Abstract

Ammonium salt vanadium precipitation is the main method of vanadium metallurgy at home and abroad, but the traditional ammonium precipitation of vanadium can only obtain high valence of V2O5, and the NH3 produced in the calcination process cannot be fully utilized. And the preparation of low-valence vanadium oxide V2O3 is long and costly. Self-reduction of thermal decomposition of nitrogen-containing precipitation products to produce V2O3 is a novel and short process method that can achieve full utilization of ammonia.

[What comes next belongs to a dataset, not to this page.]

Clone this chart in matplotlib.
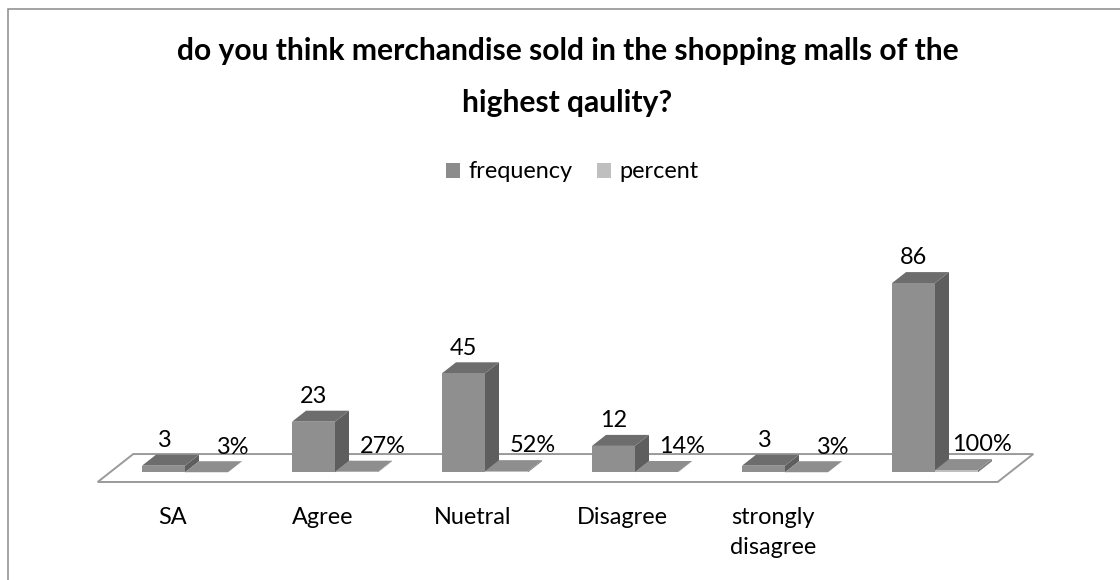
import matplotlib
matplotlib.use("Agg")
import matplotlib.pyplot as plt
from matplotlib.patches import Polygon, Rectangle, Patch

# ---- data -------------------------------------------------------------
categories = ["SA", "Agree", "Nuetral", "Disagree", "strongly\ndisagree", ""]
frequency = [3, 23, 45, 12, 3, 86]
percent = [0.03, 0.27, 0.52, 0.14, 0.03, 1.00]
series_names = ["frequency", "percent"]
title_lines = ["do you think merchandise sold in the shopping malls of the",
               "highest qaulity?"]

# ---- styling ----------------------------------------------------------
FONT = "Lato"
FREQ_COLORS = dict(front="#8f8f8f", top="#6d6d6d", side="#5e5e5e")
PCT_COLORS = dict(front="#bfbfbf", top="#8e8e8e", side="#7c7c7c")
LEGEND_COLORS = ["#8c8c8c", "#bfbfbf"]
FLOOR_EDGE = "#9a9a9a"
FRAME_EDGE = "#8a8a8a"

W, H, DPI = 1120, 580, 100
fig = plt.figure(figsize=(W / DPI, H / DPI), dpi=DPI)
fig.patch.set_facecolor("white")
renderer = fig.canvas.get_renderer()


def fit_size(text, target_px, weight="normal"):
    t = fig.text(0, 0, text, fontsize=20, family=FONT, weight=weight)
    w = t.get_window_extent(renderer).width
    t.remove()
    return 20.0 * target_px / w


body_size = fit_size("Disagree", 91)
title_size = fit_size(title_lines[0], 781, weight="bold")

# ---- axes: one category = 150 px, one value unit = 2.2 px ---------------
X0, XS = 185.0, 150.0      # pixel column of x = 0, pixels per category
Y0, YS = 472.3, 2.2        # pixel row of value 0, pixels per value unit
ax = fig.add_axes([0, 0, 1, 1])
ax.set_xlim((0 - X0) / XS, (W - X0) / XS)
ax.set_ylim((Y0 - H) / YS, Y0 / YS)
ax.axis("off")

# oblique depth vector of one bar depth, in data units
DX, DY = 14.0 / XS, 11.0 / YS
BW = 43.0 / XS                     # bar width
FLOOR_FRONT, FLOOR_BACK = -0.88, 1.66   # floor depth range in bar depths


def depth(x, y, d):
    return (x + d * DX, y + d * DY)


# floor
n = len(categories)
floor = [depth(-0.5, 0, FLOOR_FRONT), depth(n - 0.5, 0, FLOOR_FRONT),
         depth(n - 0.5, 0, FLOOR_BACK), depth(-0.5, 0, FLOOR_BACK)]
ax.add_patch(Polygon(floor, closed=True, facecolor="white",
                     edgecolor=FLOOR_EDGE, lw=1.4, zorder=1))


def bar3d(x0, x1, h, colors, z):
    front = [(x0, 0), (x1, 0), (x1, h), (x0, h)]
    top = [(x0, h), (x1, h), depth(x1, h, 1), depth(x0, h, 1)]
    side = [(x1, 0), depth(x1, 0, 1), depth(x1, h, 1), (x1, h)]
    for pts, key in ((side, "side"), (top, "top"), (front, "front")):
        ax.add_patch(Polygon(pts, closed=True, facecolor=colors[key],
                             edgecolor="none", zorder=z))


label_gap = 3.5   # value units between bar top (back edge) and label baseline
for i, (f, p) in enumerate(zip(frequency, percent)):
    bar3d(i - BW, i, f, FREQ_COLORS, 2 + i)
    bar3d(i, i + BW, p, PCT_COLORS, 2 + i)
    ax.text(i - BW / 2, f + DY + label_gap, f"{f:g}", ha="center",
            va="baseline", fontsize=body_size, family=FONT, zorder=20)
    ax.text(i + BW / 2 + 26.0 / XS, p + DY + label_gap, f"{p:.0%}",
            ha="center", va="baseline", fontsize=body_size, family=FONT,
            zorder=20)

# category labels under the floor
line_step = 30.0 / YS
label_base = (Y0 - 524.0) / YS
for i, cat in enumerate(categories):
    cx = i + FLOOR_FRONT * DX
    for k, line in enumerate(cat.split("\n")):
        ax.text(cx, label_base - k * line_step, line, ha="center",
                va="baseline", fontsize=body_size, family=FONT)

# title
fig.text(567.5 / W, 1 - 60.0 / H, title_lines[0], ha="center", va="baseline",
         fontsize=title_size, weight="bold", family=FONT)
fig.text(567.5 / W, 1 - 112.0 / H, title_lines[1], ha="center",
         va="baseline", fontsize=title_size, weight="bold", family=FONT)

# legend
handles = [Patch(facecolor=c, edgecolor="none") for c in LEGEND_COLORS]
fig.legend(handles, series_names, loc="center",
           bbox_to_anchor=(572.5 / W, 1 - 172.0 / H), ncol=2, frameon=False,
           prop=dict(family=FONT, size=body_size), handlelength=0.6,
           handleheight=0.6, handletextpad=0.35, columnspacing=1.05,
           borderpad=0, borderaxespad=0)

# outer chart frame (runs past the right and bottom edges)
fig.add_artist(Rectangle((8.0 / W, -0.2), (1127.0 - 8.0) / W,
                         1.2 - 9.0 / H, transform=fig.transFigure,
                         fill=False, edgecolor=FRAME_EDGE, lw=1.1,
                         clip_on=False))

fig.savefig("out.png", dpi=DPI, facecolor="white")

NaVO3 was used as the vanadium source, choline chloride (C5H14ClNO (ChCl)) was used as the vanadium precipitation reagent, and the vanadium concentration was 30 g/L, n(ChCl)/n(V) = 1.5, the initial pH was 1.5, the temperature was 85°C, the time was 2 h, and the vanadium precipitation efficiency could reach 97.05%. V2O3 with purity of 97.98% can be obtained by calcination at 550°C for 3 h in an argon atmosphere. XRD, FTIR, XPS, SEM-EDS were used to characterize the product, which further proved that the final product was V2O3. The electrocatalytic hydrogen evolution reaction (HER) of V2O3 in acidic media showed high stability after 1000 cyclic voltammetry (CV) cycles, with a low Tafel slope of 88.5 mVdec−1. The electrochemical double layer capacitance (EDLC) was measured by CV at different scan rates, and the EDLC of V2O3 was 1.104 mFcm−2. This study provides a short-flow preparation method for V2O3 and can provide predictions for the application of V2O3 in HER and supercapacitors.